What surprised me most was the quiet. Not silence — there are kids everywhere, and the pool areas pulse with the specific frequency of families on vacation — but a quietness of expectation. Nobody is performing relaxation here. There are no influencer-ready daybeds with reserved signs. The poolside bar serves frozen drinks in plastic cups. People bring their own coolers. There is a democratic ease to the whole operation that feels increasingly rare, a resort that hasn't yet decided it needs to curate your experience for you.
What Stays
The image that lingers is not the waterslide or the villa or the lazy river. It's a woman — maybe mid-thirties, sunburned across the bridge of her nose — floating on her back in the shallow end at four in the afternoon, eyes closed, arms out, completely still while the world moved around her. Her kids were somewhere. Her phone was somewhere else. She had found the specific frequency of doing nothing, and she was locked in.

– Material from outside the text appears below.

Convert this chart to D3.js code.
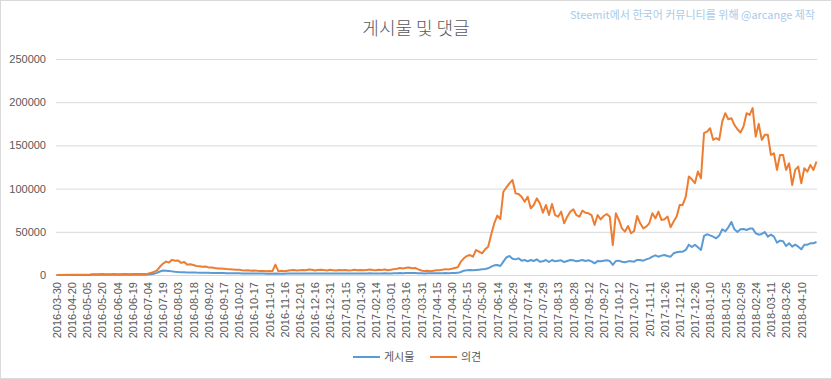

This is for families who want a home base near Orlando's parks but need a place that feels like more than a hotel room — somewhere the kids can exhaust themselves in the water while you exhale on a lounge chair. It is for people who pack groceries in the car and consider that a feature, not a compromise. It is not for anyone seeking design-magazine interiors or concierge-driven itineraries.
Villas start around 150 US$ a night, which buys you a kitchen, a living room, a bedroom with a door that closes, and access to enough water features to make the theme parks feel optional. Some nights, they are.
The sun drops behind the tree line and the pool lights come on — that slow underwater glow that turns everything turquoise and strange — and you think, just one more lap on the lazy river, just one more.